Relawan juga membawakan Celengan Bambu agar Aliong dapat menanam berkah. Aliong menerima celengan itu pada 3 Februari 2016 dan mulai mengisinya. Pada 9 Agustus 2016, untuk pertama kalinya Aliong menyetorkan sumbangannya ke Tzu Chi melalui relawan. Ia pun mulai merasakan kebahagiaan dari bersumbangsih. “Saya kalau sudah bisa jalan normal, udah dioperasi, udah sembuh, saya akan kunjung ke Buddha Tzu Chi. Saya akan membalas budi, saya akan datangi juga kepada orang-orang yang sakit, seperti saya didatangi orang,” tekadnya.
Menabung untuk Orang Lain
Kebahagiaan karena bisa menyisihkan sebagian rezeki untuk membantu orang lain dirasakan ratusan ribu donatur Tzu Chi Indonesia. Istilah donatur dipakai untuk menyebut orang-orang yang bersumbangsih, baik melalui celengan bambu maupun yang memberikan bantuan dana secara langsung setiap bulan.
Itu juga yang dirasakan Rudy Haryanto (36 tahun), petugas satuan pengamanan (Satpam) di Depo Pelestarian Lingkungan di kawasan Pengangsaan Dua, Kelapa Gading, Jakarta Utara.

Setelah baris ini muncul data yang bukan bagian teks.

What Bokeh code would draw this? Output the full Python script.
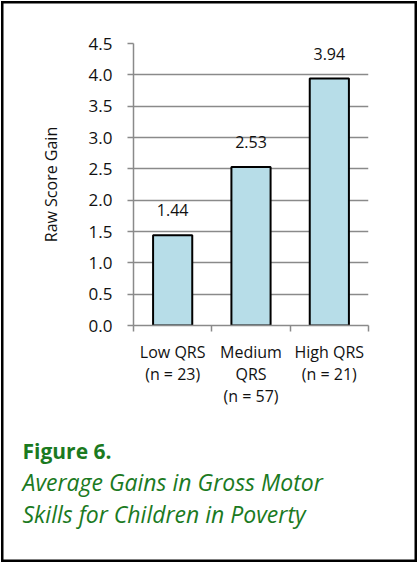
from bokeh.plotting import figure
from bokeh.models import (ColumnDataSource, LabelSet, Range1d, Title,
                          LinearAxis, FixedTicker, PrintfTickFormatter)
from bokeh.core.properties import value
from bokeh.embed import file_html
from bokeh.resources import INLINE

# ---- data ----
categories = ["Low QRS\n(n = 23)", "Medium\nQRS\n(n = 57)", "High QRS\n(n = 21)"]
gains = [1.44, 2.53, 3.94]
value_labels = ["1.44", "2.53", "3.94"]
y_ticks = [0.0, 0.5, 1.0, 1.5, 2.0, 2.5, 3.0, 3.5, 4.0, 4.5]
y_axis_title = "Raw Score Gain"
caption_title = "Figure 6."
caption_lines = ["Average Gains in Gross Motor", "Skills for Children in Poverty"]

FONT = "Open Sans"
GRAY = "#8a8a8a"
GREEN = "#1b7a1f"
TXT = "#111111"

n = len(categories)
centers = [i + 0.5 for i in range(n)]
bounds = list(range(n + 1))
src = ColumnDataSource(dict(x=centers, val=gains, lab=value_labels))

p = figure(width=418, height=563, output_backend="svg", toolbar_location=None,
           x_range=Range1d(0, n), y_range=Range1d(0, 4.5),
           x_axis_location=None, y_axis_location=None,
           min_border_left=133, min_border_right=50, min_border_top=43, min_border_bottom=238)
p.outline_line_color = None
p.background_fill_color = "white"
p.border_fill_color = None
BORDER = "inset 0 0 0 1px white, inset 0 0 0 3.5px black"
p.styles = {"box-shadow": BORDER, "background-color": "white"}
p.stylesheets = [":host { box-shadow: %s; }" % BORDER]

# bars
p.vbar(x="x", top="val", width=0.5, source=src, fill_color="#b7dde8",
       line_color="black", line_width=2)

# y axis
yax = LinearAxis(ticker=FixedTicker(ticks=y_ticks), formatter=PrintfTickFormatter(format="%.1f"))
yax.axis_line_color = GRAY
yax.axis_line_width = 1.5
yax.major_tick_line_color = GRAY
yax.major_tick_line_width = 1.5
yax.major_tick_out = 6
yax.major_tick_in = 0
yax.minor_tick_line_color = None
yax.major_label_text_font = FONT
yax.major_label_text_font_size = "17px"
yax.major_label_text_color = TXT
yax.major_label_standoff = 15
yax.axis_label = y_axis_title
yax.axis_label_text_font = FONT
yax.axis_label_text_font_size = "16px"
yax.axis_label_text_font_style = "normal"
yax.axis_label_text_color = TXT
yax.axis_label_standoff = 24
p.add_layout(yax, "left")

# x axis: labels at category centres, tick marks at category boundaries
xax = LinearAxis(ticker=FixedTicker(ticks=centers, minor_ticks=bounds),
                 major_label_overrides={c: lab for c, lab in zip(centers, categories)})
xax.axis_line_color = GRAY
xax.axis_line_width = 1.5
xax.major_tick_line_color = None
xax.major_tick_out = 0
xax.major_tick_in = 0
xax.minor_tick_line_color = GRAY
xax.minor_tick_line_width = 1.5
xax.minor_tick_out = 6
xax.minor_tick_in = 0
xax.major_label_text_font = FONT
xax.major_label_text_font_size = "16px"
xax.major_label_text_color = TXT
xax.major_label_text_line_height = 1.0
xax.major_label_standoff = 9
p.add_layout(xax, "below")

# grid
p.xgrid.grid_line_color = None
p.ygrid.ticker = FixedTicker(ticks=y_ticks)
p.ygrid.grid_line_color = GRAY
p.ygrid.grid_line_width = 1.5

# value labels
labels = LabelSet(x="x", y="val", text="lab", source=src, text_align="center",
                  text_baseline="alphabetic", y_offset=19, text_font=value(FONT),
                  text_font_size=value("16px"), text_color=TXT)
p.add_layout(labels)

# caption (titles stacked below the x axis)
p.add_layout(Title(text=caption_title, align="left", offset=-111, standoff=50,
                   text_font=FONT, text_font_size="21px", text_font_style="bold",
                   text_color=GREEN), "below")
p.add_layout(Title(text="\n".join(caption_lines), align="left", offset=-111, standoff=-52,
                   text_font=FONT, text_font_size="23px", text_font_style="italic",
                   text_line_height=1.03, text_color=GREEN), "below")

open("out.html", "w").write(file_html(p, INLINE))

Rudy menabung di celengan bambu sejak tahun 2014 hingga kini. Bagi Rudy, tak harus memiliki harta berlimpah untuk menjadi seorang donatur karena yang dibutuhkan adalah hati yang kaya. “Bagi saya ini juga salah satu cara untuk melatih bagaimana kita bisa berbagi kepada orang lain melalui apa yang kita punya walaupun keadaan kita sendiri minim,” ujarnya.
Untuk mengisi celengan bambu, Rudy menyisihkan dari sisa uang belanja. Rudy makin termotivasi mengisi celengan bambu saat melihat raut wajah bahagia para penerima bantuan Tzu Chi yang dijumpainya.
Kebahagiaan yang sama dirasakan siswa-siswi Sekolah Dharma Putra Tangerang yang pada Oktober ini melakukan penuangan Celengan Bambu untuk kali kedua. Para siswa dan guru mendapatkan Celengan Bambu saat mengikuti sosialisasi Misi Amal Tzu Chi pada 11 April 2015 lalu.
“Isi celengan yang saya tuangkan ini dari uang saku saya. Kalau masih ada sisa, dimasukkan ke celengan. Uang saku saya sehari 10 ribu rupiah. Yang saya masukkan celengan kadang lima ribu, kadang dua ribu rupiah,” kata Kezia Octavia, siswi kelas 6B.
Sementara itu Cecilia Ang, siswi SMP kelas 9C mengaku tak menyangka celengannya hampir penuh. “Kan ini koin ya, kita mau berapa saja ya masukkan saja, nanti tanpa sadar tiba-tiba dikeluarkan, wah kok banyak ya. Tanpa sadar kita membantu orang lain,” kata Cecilia.
Ratusan siswa sekolah ini antusias menuangkan isi Celengan Bambu Tzu Chi. Mereka dan ribuan donatur Tzu Chi lainnya bersumbangsih agar makin banyak orang yang dapat dibantu. Bagi Tzu Chi, sumbangsih sekecil apapun pasti memberikan berkah bagi yang menerima dan mendatangkan kebahagiaan bagi yang memberi. Seperti yang pernah Master Cheng Yen sampaikan, “Sumbangsih yang dilakukan sendiri adalah suatu kesenangan dalam kehidupan dan dapat mengembangkan nilai-nilai kehidupan”.